Green's Function and Solution Representation for a Boundary Value Problem Involving the Prabhakar Fractional Derivative
Erkinjon Karimov, Doniyor Usmonov, Maftuna Mirzaeva
TL;DR
This work develops a Green-function framework for a time-fractional boundary-value problem driven by the Prabhakar derivative ${}^{PRL}D_{0t}^{\alpha,\beta,\gamma,\delta}$. By reducing the PDE to a first-order system and then to a Volterra integral equation, the authors construct a Green's function built from the Prabhakar kernel $\omega$ and a periodized kernel $W$, yielding a closed-form integral representation for the solution $u(t,x)$ in terms of boundary data and the source term $f$. They prove the existence and uniqueness of a regular solution on the rectangle $D=\{(t,x):0<t<T,0<x<a\}$ and provide explicit representations for the Green's functions $G$ and $G_s$, enabling analysis of boundary and inverse problems for Prabhakar-type fractional PDEs. The approach extends classical Green-function techniques to a broad class of fractional operators and furnishes analytical tools for future study of Prabhakar-type diffusion and diffusion–wave processes. Overall, this work bridges fractional calculus with boundary-value problem methods, offering rigorous solutions and kernels that can support numerical methods and inverse problems in systems with memory effects.
Abstract
We investigate a first boundary value problem for a second-order partial differential equation involving the Prabhakar fractional derivative in time.
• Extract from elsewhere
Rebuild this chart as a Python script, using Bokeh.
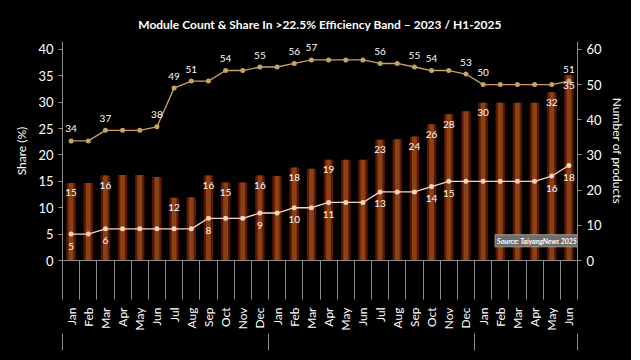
import math
from bokeh.plotting import figure
from bokeh.layouts import column
from bokeh.models import (Range1d, LinearAxis, ColumnDataSource, Legend,
                          LegendItem, Label, FixedTicker, Title)
from bokeh.core.properties import value
from bokeh.embed import file_html
from bokeh.resources import INLINE

years = ["2023"] * 12 + ["2024"] * 12 + ["H1-2025"] * 6
months = ["Jan", "Feb", "Mar", "Apr", "May", "Jun", "Jul", "Aug", "Sep", "Oct", "Nov", "Dec"] * 2 + \
         ["Jan", "Feb", "Mar", "Apr", "May", "Jun"]
share = [14.7, 14.7, 16.1, 16.2, 16.2, 15.8, 11.9, 12.0, 16.1, 14.8, 14.8, 16.1,
         16.0, 17.6, 17.4, 19.1, 19.1, 19.1, 22.9, 23.0, 23.5, 25.8, 27.7, 28.3,
         29.9, 29.9, 29.9, 29.9, 31.9, 35.1]
share_labels = ["15", "", "16", "", "", "", "12", "", "16", "15", "", "16",
                "", "18", "", "19", "", "", "23", "", "24", "26", "28", "",
                "30", "", "", "", "32", "35"]
count_hi = [5, 5, 6, 6, 6, 6, 6, 6, 8, 8, 8, 9,
            9, 10, 10, 11, 11, 11, 13, 13, 13, 14, 15, 15,
            15, 15, 15, 15, 16, 18]
count_hi_labels = ["5", "", "6", "", "", "", "", "", "8", "", "", "9",
                   "", "10", "", "11", "", "", "13", "", "", "14", "15", "",
                   "", "", "", "", "16", "18"]
total = [34, 34, 37, 37, 37, 38, 49, 51, 51, 54, 54, 55,
         55, 56, 57, 57, 57, 57, 56, 56, 55, 54, 54, 53,
         50, 50, 50, 50, 50, 51]
total_labels = ["34", "", "37", "", "", "38", "49", "51", "", "54", "", "55",
                "", "56", "57", "", "", "", "56", "", "55", "54", "", "53",
                "50", "", "", "", "", "51"]
year_groups = ["2023", "2024", "H1-2025"]

n = len(months)
xpos = [i + 0.5 for i in range(n)]          # category slots on the axis
group_sizes = [years.count(y) for y in year_groups]
bounds = [0]
for g in group_sizes:
    bounds.append(bounds[-1] + g)
centers = [(bounds[i] + bounds[i + 1]) / 2 for i in range(len(group_sizes))]

src = ColumnDataSource(dict(x=xpos, share=share, share_labels=share_labels,
                            count_hi=count_hi, count_hi_labels=count_hi_labels,
                            total=total, total_labels=total_labels))

FONT = "Lato"
GREY = "#8c8c8c"
BAR_OUT, BAR_IN = "#5e1508", "#8a4212"
TOT_C, CNT_C = "#c8a265", "#f3d6c8"

# a little head-room above the top tick so the top data labels are not clipped
HEAD = 1.0375
p = figure(frame_width=515, frame_height=219, x_range=Range1d(0, n), y_range=Range1d(0, 40 * HEAD),
           x_axis_location=None,
           output_backend="svg", toolbar_location=None,
           background_fill_color="black", border_fill_color="black",
           outline_line_color=None, min_border_left=62, min_border_right=54, min_border_top=41,
           min_border_bottom=0)
p.title = Title(text="Module Count & Share In >22.5% Efficiency Band \u2013 2023 / H1-2025",
                align="center", text_color="white", text_font=FONT, text_font_size="12px",
                text_font_style="bold", standoff=20, offset=8)
p.extra_y_ranges = {"count": Range1d(0, 60 * HEAD)}
p.xgrid.visible = False
p.ygrid.visible = False

# bars
outer = p.vbar(x="x", top="share", width=0.55, source=src, fill_color=BAR_OUT, line_color=None)
inner = p.vbar(x="x", top="share", width=0.28, source=src, fill_color=BAR_IN, line_color=None)

# lines
tl = p.line(x="x", y="total", source=src, y_range_name="count", line_color=TOT_C, line_width=1.3)
ts = p.scatter(x="x", y="total", source=src, y_range_name="count", size=5, fill_color=TOT_C, line_color=None)
cl = p.line(x="x", y="count_hi", source=src, line_color=CNT_C, line_width=1.3)
cs = p.scatter(x="x", y="count_hi", source=src, size=5, fill_color=CNT_C, line_color=None)

# labels
p.text(x="x", y="share", text="share_labels", source=src, text_color="white", text_font=value(FONT),
       text_font_size="10px", text_align="center", text_baseline="middle", y_offset=10)
p.text(x="x", y="count_hi", text="count_hi_labels", source=src, text_color="white", text_font=value(FONT),
       text_font_size="10px", text_align="center", text_baseline="middle", y_offset=12)
p.text(x="x", y="total", text="total_labels", source=src, y_range_name="count", text_color="white",
       text_font=value(FONT), text_font_size="10px", text_align="center", text_baseline="middle", y_offset=-12)

# axes styling
def style(ax):
    ax.axis_line_color = GREY
    ax.major_tick_line_color = GREY
    ax.minor_tick_line_color = None
    ax.major_label_text_color = "white"
    ax.major_label_text_font = FONT
    ax.major_label_text_font_size = "13px"
    ax.axis_label_text_color = "white"
    ax.axis_label_text_font = FONT
    ax.axis_label_text_font_size = "12px"
    ax.axis_label_text_font_style = "normal"
    ax.major_tick_in = 0
    ax.major_tick_out = 4

ly = p.yaxis[0]
ly.ticker = FixedTicker(ticks=[0, 5, 10, 15, 20, 25, 30, 35, 40])
ly.axis_label = "Share (%)"
style(ly)
ly.major_label_standoff = 5
ly.axis_label_standoff = 6
ry = LinearAxis(y_range_name="count", axis_label="Number of products",
                ticker=FixedTicker(ticks=[0, 10, 20, 30, 40, 50, 60]))
style(ry)
ry.major_label_standoff = 5
p.add_layout(ry, "right")

# month axis, with month separators drawn as outward minor ticks
xa = LinearAxis(ticker=FixedTicker(ticks=xpos, minor_ticks=list(range(n + 1))),
                major_label_overrides={x: m for x, m in zip(xpos, months)})
style(xa)
xa.major_tick_line_color = None
xa.major_tick_out = 0
xa.minor_tick_line_color = GREY
xa.minor_tick_in = 0
xa.minor_tick_out = 39
xa.major_label_orientation = math.pi / 2
xa.major_label_text_font_size = "12px"
xa.major_label_standoff = 8
p.add_layout(xa, "below")

# year labels axis; group separators continue downwards as minor ticks
ya = LinearAxis(ticker=FixedTicker(ticks=centers, minor_ticks=bounds),
                major_label_overrides={c: y for c, y in zip(centers, year_groups)})
style(ya)
ya.axis_line_color = None
ya.major_tick_line_color = None
ya.major_tick_out = 0
ya.minor_tick_line_color = GREY
ya.minor_tick_in = 0
ya.minor_tick_out = 17
ya.major_label_text_font_size = "12px"
ya.major_label_standoff = 5
p.add_layout(ya, "below")

# source box
p.add_layout(Label(x=25.2, y=2.6, text="Source: TaiyangNews 2025", text_color="white",
                   text_font=FONT, text_font_size="7px", text_font_style="bold italic",
                   background_fill_color="#6e6e6e", border_line_color="#9a9a9a",
                   padding=2))

# legend strip below the chart (proxy glyphs sit outside the strip's visible range)
lf = figure(width=620, height=26, output_backend="svg", toolbar_location=None,
            x_axis_location=None, y_axis_location=None, x_range=Range1d(0, 1), y_range=Range1d(0, 1),
            background_fill_color="black", border_fill_color="black", outline_line_color=None,
            min_border=0)
lf.xgrid.visible = False
lf.ygrid.visible = False
proxy = ColumnDataSource(dict(x=[5], y=[5]))
lb = lf.vbar(x="x", top="y", width=0.5, source=proxy, fill_color=BAR_IN, line_color=BAR_OUT, line_width=2)
lcl = lf.line(x="x", y="y", source=proxy, line_color=CNT_C, line_width=1.3)
lcs = lf.scatter(x="x", y="y", source=proxy, size=5, fill_color=CNT_C, line_color=None)
ltl = lf.line(x="x", y="y", source=proxy, line_color=TOT_C, line_width=1.3)
lts = lf.scatter(x="x", y="y", source=proxy, size=5, fill_color=TOT_C, line_color=None)
legend = Legend(items=[LegendItem(label=">22.5% - share", renderers=[lb]),
                       LegendItem(label=">22.5% - product count", renderers=[lcl, lcs]),
                       LegendItem(label="Total product count", renderers=[ltl, lts])],
                orientation="horizontal", location=(48, 11),
                background_fill_color="black", background_fill_alpha=0, border_line_color=None,
                label_text_color="white", label_text_font=FONT, label_text_font_size="11px",
                glyph_width=16, glyph_height=12, label_height=14, spacing=14, padding=0, margin=0)
lf.add_layout(legend)

layout = column(p, lf, spacing=0, background="black")
open("out.html", "w").write(file_html(layout, INLINE))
Using structural properties of the Prabhakar kernel and generalized Mittag-Leffler functions, we reduce the problem to a Volterra type integral equation. This reduction enables the explicit construction of the corresponding Green's function. Based on the obtained Green's function, we derive a closed-form integral representation of the solution and prove its existence and uniqueness. The results extend classical Green-function techniques to a wider class of fractional operators and provide analytical tools for further study of boundary and inverse problems associated with Prabhakar-type fractional differential equations.